▶ **Exercise brief**
Set down the full listing exactly as given. Any pictures are to be left out.

▶ **Data shown**
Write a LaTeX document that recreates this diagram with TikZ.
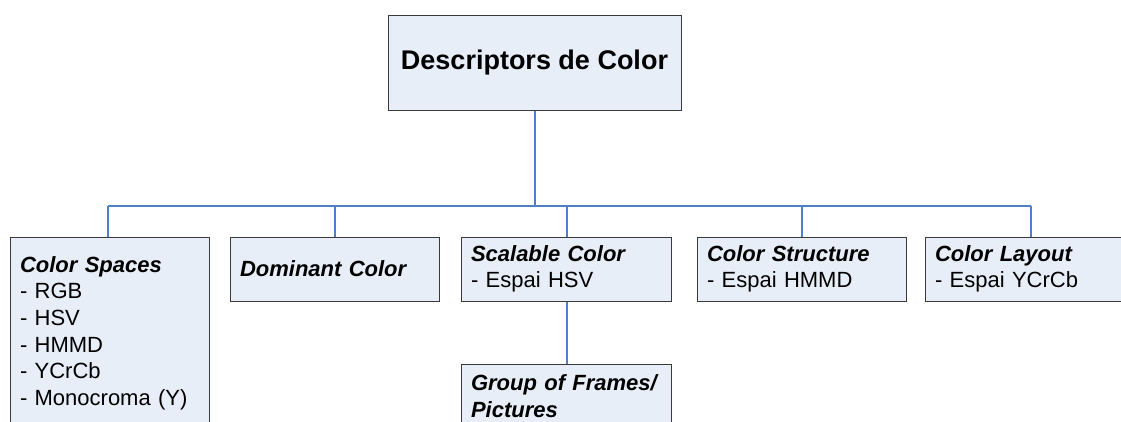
\documentclass[tikz,border=0pt]{standalone}
\usepackage{fontspec}
\setmainfont{Liberation Sans}
\definecolor{boxfill}{HTML}{E8EEF7}
\definecolor{boxedge}{HTML}{3A3A3A}
\definecolor{linkblue}{HTML}{4F7FC6}
\tikzset{
  descbox/.style={draw=boxedge, fill=boxfill, line width=1pt, inner ysep=0pt,
    inner xsep=10pt, align=left, minimum height=64pt,
    font=\fontsize{22}{26.6}\selectfont},
  titlebox/.style={draw=boxedge, fill=boxfill, line width=1pt, inner sep=0pt,
    align=center, minimum width=293pt, minimum height=95pt,
    font=\fontsize{27}{32}\selectfont\bfseries},
  link/.style={draw=linkblue, line width=2pt}
}
\begin{document}
\begin{tikzpicture}[x=1pt, y=-1pt]
  \useasboundingbox (0,0) rectangle (1121,421);
  \clip (0,0) rectangle (1121,421);

  % root
  \node[titlebox] (root) at (534.5,62.5) {Descriptors de Color};

  % descriptor boxes
  \node[descbox, text width=179pt, minimum height=192pt] (spaces) at (109.5,333)
    {\textbf{\textit{Color Spaces}}\\- RGB\\- HSV\\- HMMD\\- YCrCb\\- Monocroma (Y)};
  \node[descbox, text width=189pt] (dominant) at (334.5,269)
    {\textbf{\textit{Dominant Color}}};
  \node[descbox, text width=190pt] (scalable) at (566,269)
    {\textbf{\textit{Scalable Color}}\\- Espai HSV};
  \node[descbox, text width=189pt] (structure) at (801.5,269)
    {\textbf{\textit{Color Structure}}\\- Espai HMMD};
  \node[descbox, text width=190pt] (layout) at (1030,269)
    {\textbf{\textit{Color Layout}}\\- Espai YCrCb};
  \node[descbox, text width=190pt] (group) at (566,396)
    {\textbf{\textit{Group of Frames/}}\\\textbf{\textit{Pictures}}};

  % bus line
  \coordinate (bus) at (534,206);
  \draw[link] (root.south) -- (root.south |- bus);
  \draw[link] ([xshift=-1.5pt]spaces.north |- bus) -- ([xshift=1pt]layout.north |- bus);
  \foreach \n/\dx in {spaces/-1.5, dominant/0, scalable/1, structure/0, layout/1}
    \draw[link] ([xshift=\dx pt]\n.north) -- ([xshift=\dx pt]\n.north |- bus);
  \draw[link] ([xshift=1pt]scalable.south) -- ([xshift=1pt]group.north);
\end{tikzpicture}
\end{document}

▶ **Answer to the task**
Write a LaTeX document that recreates this diagram with TikZ.
\documentclass[tikz,border=0pt]{standalone}
\usepackage{fontspec}
\setmainfont{Liberation Sans}
\definecolor{boxfill}{HTML}{E8EEF7}
\definecolor{boxedge}{HTML}{3A3A3A}
\definecolor{linkblue}{HTML}{4F7FC6}
\tikzset{
  descbox/.style={draw=boxedge, fill=boxfill, line width=1pt, inner ysep=0pt,
    inner xsep=10pt, align=left, minimum height=64pt,
    font=\fontsize{22}{26.6}\selectfont},
  titlebox/.style={draw=boxedge, fill=boxfill, line width=1pt, inner sep=0pt,
    align=center, minimum width=293pt, minimum height=95pt,
    font=\fontsize{27}{32}\selectfont\bfseries},
  link/.style={draw=linkblue, line width=2pt}
}
\begin{document}
\begin{tikzpicture}[x=1pt, y=-1pt]
  \useasboundingbox (0,0) rectangle (1121,421);
  \clip (0,0) rectangle (1121,421);

  % root
  \node[titlebox] (root) at (534.5,62.5) {Descriptors de Color};

  % descriptor boxes
  \node[descbox, text width=179pt, minimum height=192pt] (spaces) at (109.5,333)
    {\textbf{\textit{Color Spaces}}\\- RGB\\- HSV\\- HMMD\\- YCrCb\\- Monocroma (Y)};
  \node[descbox, text width=189pt] (dominant) at (334.5,269)
    {\textbf{\textit{Dominant Color}}};
  \node[descbox, text width=190pt] (scalable) at (566,269)
    {\textbf{\textit{Scalable Color}}\\- Espai HSV};
  \node[descbox, text width=189pt] (structure) at (801.5,269)
    {\textbf{\textit{Color Structure}}\\- Espai HMMD};
  \node[descbox, text width=190pt] (layout) at (1030,269)
    {\textbf{\textit{Color Layout}}\\- Espai YCrCb};
  \node[descbox, text width=190pt] (group) at (566,396)
    {\textbf{\textit{Group of Frames/}}\\\textbf{\textit{Pictures}}};

  % bus line
  \coordinate (bus) at (534,206);
  \draw[link] (root.south) -- (root.south |- bus);
  \draw[link] ([xshift=-1.5pt]spaces.north |- bus) -- ([xshift=1pt]layout.north |- bus);
  \foreach \n/\dx in {spaces/-1.5, dominant/0, scalable/1, structure/0, layout/1}
    \draw[link] ([xshift=\dx pt]\n.north) -- ([xshift=\dx pt]\n.north |- bus);
  \draw[link] ([xshift=1pt]scalable.south) -- ([xshift=1pt]group.north);
\end{tikzpicture}
\end{document}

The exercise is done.